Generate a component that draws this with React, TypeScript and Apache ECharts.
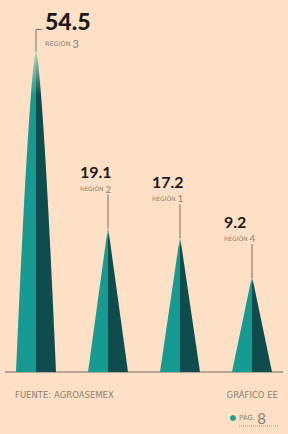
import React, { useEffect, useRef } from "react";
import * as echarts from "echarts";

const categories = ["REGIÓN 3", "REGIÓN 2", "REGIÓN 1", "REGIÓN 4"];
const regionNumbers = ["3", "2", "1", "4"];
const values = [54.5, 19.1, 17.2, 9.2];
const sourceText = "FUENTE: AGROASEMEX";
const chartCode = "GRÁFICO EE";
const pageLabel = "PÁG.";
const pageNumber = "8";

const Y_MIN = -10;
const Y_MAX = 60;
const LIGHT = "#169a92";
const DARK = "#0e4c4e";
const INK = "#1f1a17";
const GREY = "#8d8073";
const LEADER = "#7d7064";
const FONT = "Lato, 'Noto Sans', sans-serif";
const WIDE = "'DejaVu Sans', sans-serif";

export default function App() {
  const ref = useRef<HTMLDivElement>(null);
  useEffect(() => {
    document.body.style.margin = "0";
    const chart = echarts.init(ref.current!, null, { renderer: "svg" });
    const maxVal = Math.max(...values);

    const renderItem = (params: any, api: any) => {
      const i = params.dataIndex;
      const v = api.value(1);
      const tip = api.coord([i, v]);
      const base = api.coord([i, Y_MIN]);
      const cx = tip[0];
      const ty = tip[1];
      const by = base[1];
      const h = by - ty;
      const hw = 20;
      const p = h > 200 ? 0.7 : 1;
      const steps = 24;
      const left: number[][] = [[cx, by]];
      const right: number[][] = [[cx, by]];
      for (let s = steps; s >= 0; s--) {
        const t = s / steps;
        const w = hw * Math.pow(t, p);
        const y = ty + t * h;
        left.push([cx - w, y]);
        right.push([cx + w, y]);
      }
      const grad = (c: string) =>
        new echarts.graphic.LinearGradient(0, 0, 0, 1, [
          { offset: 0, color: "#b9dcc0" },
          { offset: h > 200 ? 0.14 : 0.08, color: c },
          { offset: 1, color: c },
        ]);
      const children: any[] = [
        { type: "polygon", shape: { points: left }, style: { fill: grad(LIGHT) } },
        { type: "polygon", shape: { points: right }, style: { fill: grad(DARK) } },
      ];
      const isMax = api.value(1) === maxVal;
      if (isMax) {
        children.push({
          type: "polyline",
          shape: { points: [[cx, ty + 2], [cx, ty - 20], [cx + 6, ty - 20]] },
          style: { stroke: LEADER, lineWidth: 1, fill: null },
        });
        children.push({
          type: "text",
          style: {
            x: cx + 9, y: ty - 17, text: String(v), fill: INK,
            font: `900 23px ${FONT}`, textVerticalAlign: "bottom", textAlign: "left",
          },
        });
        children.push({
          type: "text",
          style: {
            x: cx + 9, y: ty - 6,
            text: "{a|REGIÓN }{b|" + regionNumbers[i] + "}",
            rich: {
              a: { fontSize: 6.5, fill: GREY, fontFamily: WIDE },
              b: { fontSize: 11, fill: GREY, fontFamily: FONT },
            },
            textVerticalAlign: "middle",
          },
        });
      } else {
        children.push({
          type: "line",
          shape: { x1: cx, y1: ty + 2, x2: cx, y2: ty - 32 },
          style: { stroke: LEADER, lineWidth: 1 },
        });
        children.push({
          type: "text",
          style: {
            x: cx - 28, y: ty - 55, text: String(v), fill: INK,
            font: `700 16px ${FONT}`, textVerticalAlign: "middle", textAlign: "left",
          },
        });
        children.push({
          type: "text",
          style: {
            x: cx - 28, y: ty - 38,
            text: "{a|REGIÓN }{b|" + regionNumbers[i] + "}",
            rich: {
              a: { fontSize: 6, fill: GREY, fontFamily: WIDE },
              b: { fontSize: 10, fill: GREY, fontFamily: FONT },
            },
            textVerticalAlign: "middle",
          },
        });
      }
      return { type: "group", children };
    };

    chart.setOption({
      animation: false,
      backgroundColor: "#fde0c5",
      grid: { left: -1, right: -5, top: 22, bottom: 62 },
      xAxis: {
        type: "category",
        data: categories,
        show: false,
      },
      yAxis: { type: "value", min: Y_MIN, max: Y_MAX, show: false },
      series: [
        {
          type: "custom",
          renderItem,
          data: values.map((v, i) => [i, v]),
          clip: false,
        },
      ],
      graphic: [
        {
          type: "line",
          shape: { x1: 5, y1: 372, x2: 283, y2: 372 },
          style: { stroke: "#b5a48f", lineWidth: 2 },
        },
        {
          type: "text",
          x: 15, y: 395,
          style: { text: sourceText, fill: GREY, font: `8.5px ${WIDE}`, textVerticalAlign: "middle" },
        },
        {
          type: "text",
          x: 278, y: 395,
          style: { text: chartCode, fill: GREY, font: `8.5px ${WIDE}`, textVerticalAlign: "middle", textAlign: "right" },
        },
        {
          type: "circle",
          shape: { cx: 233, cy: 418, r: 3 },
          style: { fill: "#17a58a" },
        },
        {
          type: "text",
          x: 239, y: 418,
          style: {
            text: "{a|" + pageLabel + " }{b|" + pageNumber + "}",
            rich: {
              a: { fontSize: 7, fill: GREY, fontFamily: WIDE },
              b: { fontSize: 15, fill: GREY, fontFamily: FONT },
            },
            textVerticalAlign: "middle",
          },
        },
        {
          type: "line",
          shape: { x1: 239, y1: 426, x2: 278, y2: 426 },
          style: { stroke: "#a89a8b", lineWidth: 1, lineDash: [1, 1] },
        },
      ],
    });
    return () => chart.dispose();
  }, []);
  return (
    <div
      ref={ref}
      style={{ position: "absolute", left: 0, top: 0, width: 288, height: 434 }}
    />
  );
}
----
▶ WHAT THIS TASK INVOLVES
Would you reproduce the lines above, from the very first through the line containing "import * as", exactly and without the pictures?

▶ FULL ANSWER
Generate a component that draws this with React, TypeScript and Apache ECharts.
import React, { useEffect, useRef } from "react";
import * as echarts from "echarts";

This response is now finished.